14. The distributed machine learning system of claim 13, wherein the instructions to generate the serving container include instructions to:

retrieve a second container image that includes the second model architecture from the container image data store;

retrieve a model bundle that contains the trained model from the model data store;

extract the trained model from the model bundle; and

mount the trained model to a filesystem of the second container image.

15. The distributed machine learning system of claim 14, wherein the instructions to generate the serving container include instructions to:

extract a set of human-generated labels from the model bundle, each label corresponding to a different possible classification in the trained model; and

configure the model with the set of labels, whereby the one or more classifications output by the model include respective labels of the one or more classifications.

16. The distributed machine learning system of claim 12, wherein the instructions include instructions to:

receive a request for a serving container, the request indicating the trained model; and

generate the serving container based on the trained model, the serving container including the trained model and a second model architecture that corresponds to the model architecture used to obtain the trained model.

17. The distributed machine learning system of claim 12, wherein the instructions to store the trained model include instructions to:

generate a model bundle based on the trained model, the model bundle including the trained model and a set of human-generated labels, each label corresponding to a different possible classification in the trained model;

compress the model bundle into a compressed model bundle; and

store the compressed model bundle in a model bundle data store residing on the non-transitory memory.

18. The distributed machine learning system of claim 12, wherein the instructions include instructions to:

receive a training request from a remote computing device, the training request indicating the type of model architecture, a reference to the volume of training data, and one or more hyper parameters;

generate a training task based on the type of model architecture and the reference to the volume of training data.

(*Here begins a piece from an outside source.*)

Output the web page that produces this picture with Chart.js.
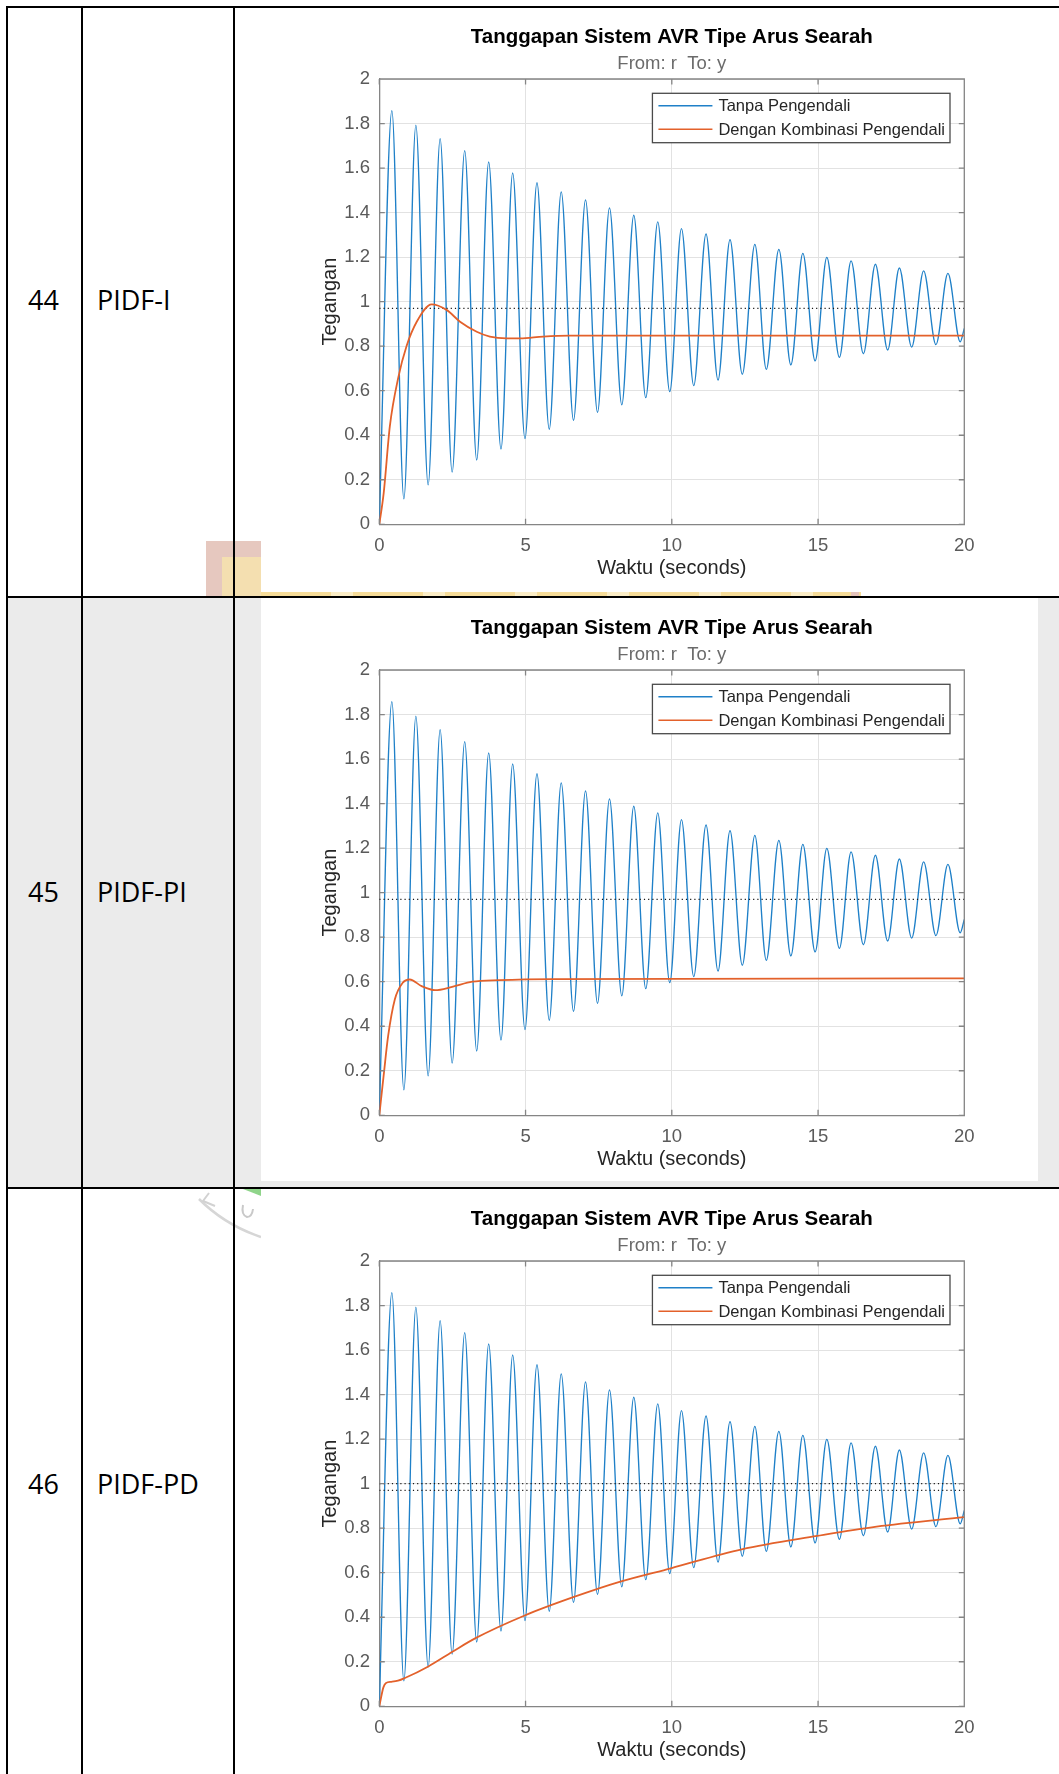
<!DOCTYPE html>
<html lang="id">
<head>
<meta charset="utf-8">
<title>Tanggapan Sistem AVR Tipe Arus Searah</title>
<script src="https://cdn.jsdelivr.net/npm/chart.js@4.4.1/dist/chart.umd.min.js"></script>
<style>
  html, body { margin: 0; padding: 0; background: #fff; }
  body { position: relative; width: 1059px; height: 1774px; overflow: hidden; }
  .cell-gray { position: absolute; left: 6px; top: 597px; width: 1053px; height: 591px; background: #ebebeb; }
  .shot { position: absolute; left: 261px; width: 777px; background: #fff; }
  .rule-h { position: absolute; left: 6px; width: 1053px; height: 2px; background: #000; }
  .rule-v { position: absolute; top: 6px; width: 2px; height: 1768px; background: #000; }
  .label { position: absolute; font-family: "Open Sans", "Noto Sans", sans-serif; font-size: 27px; line-height: 27px; color: #000; white-space: nowrap; }
  canvas { position: absolute; left: 261px; }
</style>
</head>
<body>
  <div class="cell-gray"></div>

  <!-- faint logo watermark showing around the pasted plots -->
  <div style="position:absolute;left:206px;top:541px;width:55px;height:56px;background:#e6c8bf"></div>
  <div style="position:absolute;left:222px;top:557px;width:39px;height:40px;background:#f4dfb0"></div>
  <div style="position:absolute;left:261px;top:588px;width:600px;height:9px;background:repeating-linear-gradient(90deg,#f6dc98 0 70px,#fbedc6 70px 92px)"></div>
  <div style="position:absolute;left:851px;top:578px;width:8px;height:19px;background:#e5c3bb"></div>
  <svg style="position:absolute;left:195px;top:1189px" width="66" height="55">
    <path d="M4 10 Q 30 36 66 48" fill="none" stroke="#d6d6d6" stroke-width="2.5"/>
    <path d="M14 4 L 8 12 L 20 17" fill="none" stroke="#d2d2d2" stroke-width="2"/>
    <path d="M48 16 q -2 10 4 12 q 5 0 6 -8" fill="none" stroke="#c9c9c9" stroke-width="2"/>
    <path d="M48 0 L 66 0 L 66 7 Z" fill="#8fd48a"/>
  </svg>

  <div class="shot" style="top:8px;height:584px"></div>
  <div class="shot" style="top:598px;height:583px"></div>
  <div class="shot" style="top:1189px;height:585px"></div>

  <canvas id="chart-pidf-i" width="776" height="583" style="top:9px"></canvas>
  <canvas id="chart-pidf-pi" width="776" height="583" style="top:600px"></canvas>
  <canvas id="chart-pidf-pd" width="776" height="583" style="top:1191px"></canvas>

  <div class="rule-h" style="top:6px"></div>
  <div class="rule-h" style="top:596px"></div>
  <div class="rule-h" style="top:1187px"></div>
  <div class="rule-v" style="left:6px"></div>
  <div class="rule-v" style="left:81px"></div>
  <div class="rule-v" style="left:233px"></div>

  <div class="label" style="left:28px;top:286px">44</div>
  <div class="label" style="left:97px;top:286px">PIDF-I</div>
  <div class="label" style="left:28px;top:878px">45</div>
  <div class="label" style="left:97px;top:878px">PIDF-PI</div>
  <div class="label" style="left:28px;top:1470px">46</div>
  <div class="label" style="left:97px;top:1470px">PIDF-PD</div>

<script>
Chart.defaults.font.family = '"Liberation Sans", Arial, sans-serif';

const xTicks = [0, 5, 10, 15, 20];
const xTickLabels = ['0', '5', '10', '15', '20'];
const yTicks = [0, 0.2, 0.4, 0.6, 0.8, 1, 1.2, 1.4, 1.6, 1.8, 2];
const yTickLabels = ['0', '0.2', '0.4', '0.6', '0.8', '1', '1.2', '1.4', '1.6', '1.8', '2'];

// Step response without controller (peaks and troughs), same in every plot
const tanpaTime = [
  0, 0.43, 0.84, 1.25, 1.67, 2.08, 2.49, 2.92, 3.33, 3.74, 4.16, 4.56, 4.98,
  5.39, 5.81, 6.22, 6.64, 7.05, 7.46, 7.87, 8.29, 8.70, 9.11, 9.52, 9.93,
  10.33, 10.75, 11.17, 11.58, 11.99, 12.41, 12.84, 13.23, 13.66, 14.07, 14.48,
  14.90, 15.30, 15.73, 16.13, 16.55, 16.96, 17.38, 17.78, 18.20, 18.61, 19.03,
  19.44, 19.86, 20,
];
const tanpaValue = [
  0, 1.858, 0.114, 1.793, 0.177, 1.732, 0.234, 1.678, 0.289, 1.627, 0.338, 1.578, 0.385,
  1.534, 0.427, 1.493, 0.467, 1.457, 0.503, 1.421, 0.537, 1.388, 0.569, 1.358, 0.596,
  1.328, 0.623, 1.304, 0.648, 1.278, 0.674, 1.257, 0.696, 1.235, 0.716, 1.217,
  0.734, 1.199, 0.750, 1.183, 0.766, 1.168, 0.783, 1.151, 0.796, 1.138, 0.807,
  1.127, 0.820, 0.88,
];

// Step responses with the controller combinations
const pidfITime = [0, 0.15, 0.36, 0.65, 0.93, 1.28, 1.79, 2.30, 2.76, 3.33, 3.78, 4.35, 4.81, 5.6, 6.5, 8, 20];
const pidfIValue = [0, 0.14, 0.44, 0.66, 0.80, 0.91, 0.988, 0.963, 0.91, 0.865, 0.843, 0.835, 0.835, 0.843, 0.847, 0.847, 0.847];

const pidfPITime = [0, 0.15, 0.3, 0.53, 0.8, 1.04, 1.45, 1.91, 2.49, 3.18, 4.1, 5.94, 20];
const pidfPIValue = [0, 0.18, 0.354, 0.52, 0.595, 0.61, 0.58, 0.562, 0.577, 0.60, 0.607, 0.612, 0.615];

const pidfPDTime = [0, 0.14, 0.23, 0.41, 0.64, 0.875, 1.66, 2.5, 3.29, 4.97, 6.63, 8.24, 9.97, 12.39, 14.97, 17, 20];
const pidfPDValue = [0, 0.085, 0.105, 0.11, 0.115, 0.127, 0.178, 0.245, 0.306, 0.408, 0.49, 0.56, 0.62, 0.705, 0.765, 0.807, 0.85];

// Final values marked with a dotted line
const steadyTanpa = 0.97;
const steadyPD = 1;

const blue = '#1f80c8';
const orange = '#e3612b';
const gridColor = '#e2e2e2';
const axisColor = '#858585';
const tickColor = '#5a5a5a';
const textColor = '#262626';

const toPoints = (xs, ys) => xs.map((x, i) => ({ x, y: ys[i] }));

// MATLAB-like frame: top/right box edges, inward ticks and a boxed legend
const matlabFrame = {
  id: 'matlabFrame',
  afterDraw(chart) {
    const { ctx, chartArea: a, scales } = chart;
    const tick = 5.5;
    ctx.save();
    ctx.strokeStyle = axisColor;
    ctx.lineWidth = 1.3;
    ctx.beginPath();
    ctx.moveTo(a.left, a.top);
    ctx.lineTo(a.right, a.top);
    ctx.lineTo(a.right, a.bottom);
    xTicks.forEach((v) => {
      const px = scales.x.getPixelForValue(v);
      ctx.moveTo(px, a.bottom); ctx.lineTo(px, a.bottom - tick);
      ctx.moveTo(px, a.top); ctx.lineTo(px, a.top + tick);
    });
    yTicks.forEach((v) => {
      const py = scales.y.getPixelForValue(v);
      ctx.moveTo(a.left, py); ctx.lineTo(a.left + tick, py);
      ctx.moveTo(a.right, py); ctx.lineTo(a.right - tick, py);
    });
    ctx.stroke();

    // Legend
    const entries = chart.data.datasets
      .filter((d) => d.legendRow !== undefined)
      .sort((p, q) => p.legendRow - q.legendRow);
    ctx.font = '16.5px "Liberation Sans", Arial, sans-serif';
    const textW = Math.max(...entries.map((d) => ctx.measureText(d.label).width));
    const w = 66 + textW + 5;
    const h = 49.4;
    const left = a.right - 14.3 - w;
    const top = a.top + 14.3;
    ctx.fillStyle = '#fff';
    ctx.fillRect(left, top, w, h);
    ctx.strokeStyle = '#4a4a4a';
    ctx.lineWidth = 1.3;
    ctx.strokeRect(left, top, w, h);
    ctx.textBaseline = 'middle';
    entries.forEach((d, i) => {
      const y = top + 12.4 + i * 23.6;
      ctx.strokeStyle = d.borderColor;
      ctx.lineWidth = 1.4;
      ctx.beginPath();
      ctx.moveTo(left + 6, y);
      ctx.lineTo(left + 60, y);
      ctx.stroke();
      ctx.fillStyle = textColor;
      ctx.fillText(d.label, left + 66, y + 1);
    });
    ctx.restore();
  },
};

const responseChart = (id, ctrlTime, ctrlValue, steadyLevels) => {
  const ctx = document.getElementById(id);
  if (!ctx) return null;

  const steadyLines = steadyLevels.map((level) => ({
    label: 'steady',
    data: [{ x: xTicks[0], y: level }, { x: xTicks[xTicks.length - 1], y: level }],
    borderColor: '#1a1a1a',
    borderWidth: 1.1,
    borderDash: [1.2, 3],
    order: 2,
  }));

  return new Chart(ctx, {
    type: 'line',
    data: {
      datasets: [
        {
          label: 'Dengan Kombinasi Pengendali',
          data: toPoints(ctrlTime, ctrlValue),
          borderColor: orange,
          borderWidth: 1.8,
          order: 1,
          legendRow: 1,
        },
        ...steadyLines,
        {
          label: 'Tanpa Pengendali',
          data: toPoints(tanpaTime, tanpaValue),
          borderColor: blue,
          borderWidth: 1.35,
          order: 3,
          legendRow: 0,
        },
      ],
    },
    options: {
      responsive: false,
      animation: false,
      layout: {
        padding: { left: 0, right: 72.7, top: 0, bottom: 0 },
      },
      elements: {
        point: { radius: 0 },
        line: { cubicInterpolationMode: 'monotone', fill: false },
      },
      plugins: {
        legend: { display: false },
        tooltip: { enabled: false },
        title: {
          display: true,
          text: 'Tanggapan Sistem AVR Tipe Arus Searah',
          color: '#000',
          fullSize: false,
          font: { size: 20.5, weight: 'bold' },
          padding: { top: 16, bottom: 0 },
        },
        subtitle: {
          display: true,
          text: 'From: r  To: y',
          color: '#6b6b6b',
          fullSize: false,
          font: { size: 18.5 },
          padding: { top: 3.6, bottom: 3.6 },
        },
      },
      scales: {
        x: {
          type: 'linear',
          min: xTicks[0],
          max: xTicks[xTicks.length - 1],
          afterBuildTicks: (scale) => { scale.ticks = xTicks.map((v) => ({ value: v })); },
          afterFit: (scale) => { scale.height = 67.7; },
          grid: { color: gridColor, lineWidth: 1, drawTicks: false },
          border: { display: true, color: axisColor, width: 1.3 },
          ticks: {
            color: tickColor,
            font: { size: 18.5 },
            padding: 10.6,
            maxRotation: 0,
            autoSkip: false,
            callback: (v, i) => xTickLabels[i],
          },
          title: {
            display: true,
            text: 'Waktu (seconds)',
            color: textColor,
            font: { size: 20 },
            padding: { top: 0, bottom: 11.7 },
          },
        },
        y: {
          type: 'linear',
          min: yTicks[0],
          max: yTicks[yTicks.length - 1],
          afterBuildTicks: (scale) => { scale.ticks = yTicks.map((v) => ({ value: v })); },
          afterFit: (scale) => { scale.width = 118.3; },
          grid: { color: gridColor, lineWidth: 1, drawTicks: false },
          border: { display: true, color: axisColor, width: 1.3 },
          ticks: {
            color: tickColor,
            font: { size: 18.5 },
            padding: 9.3,
            autoSkip: false,
            callback: (v, i) => yTickLabels[i],
          },
          title: {
            display: true,
            text: 'Tegangan',
            color: textColor,
            font: { size: 20 },
            padding: { top: 57.5, bottom: 0 },
          },
        },
      },
    },
    plugins: [matlabFrame],
  });
};

responseChart('chart-pidf-i', pidfITime, pidfIValue, [steadyTanpa]);
responseChart('chart-pidf-pi', pidfPITime, pidfPIValue, [steadyTanpa]);
responseChart('chart-pidf-pd', pidfPDTime, pidfPDValue, [steadyPD, steadyTanpa]);
</script>
</body>
</html>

19. The distributed machine learning system of claim 12, wherein the instructions include instructions to:

insert the task object in a priority queue that contains a plurality of queued task objects, each queued task object indicating a respective machine learning job to be performed, a respective model architecture to perform the respective machine learning job and a respective minimum amount of computing resources required to perform the respective machine learning job.

20. The distributed machine learning system of claim 19, wherein each queued task object further indicates a priority of the respective machine learning job, wherein the queued task objects are ordered based on the respective priority of the queued task object relative to other queued task objects and a time at which the queued task object was inserted in priority queue relative to other queued task objects having the same priority, and

wherein the task object is received from the priority queue in response to identifying the one or more available resources and when there are no higher ranked queued task objects in the priority queue that can be performed on the one or more available resources.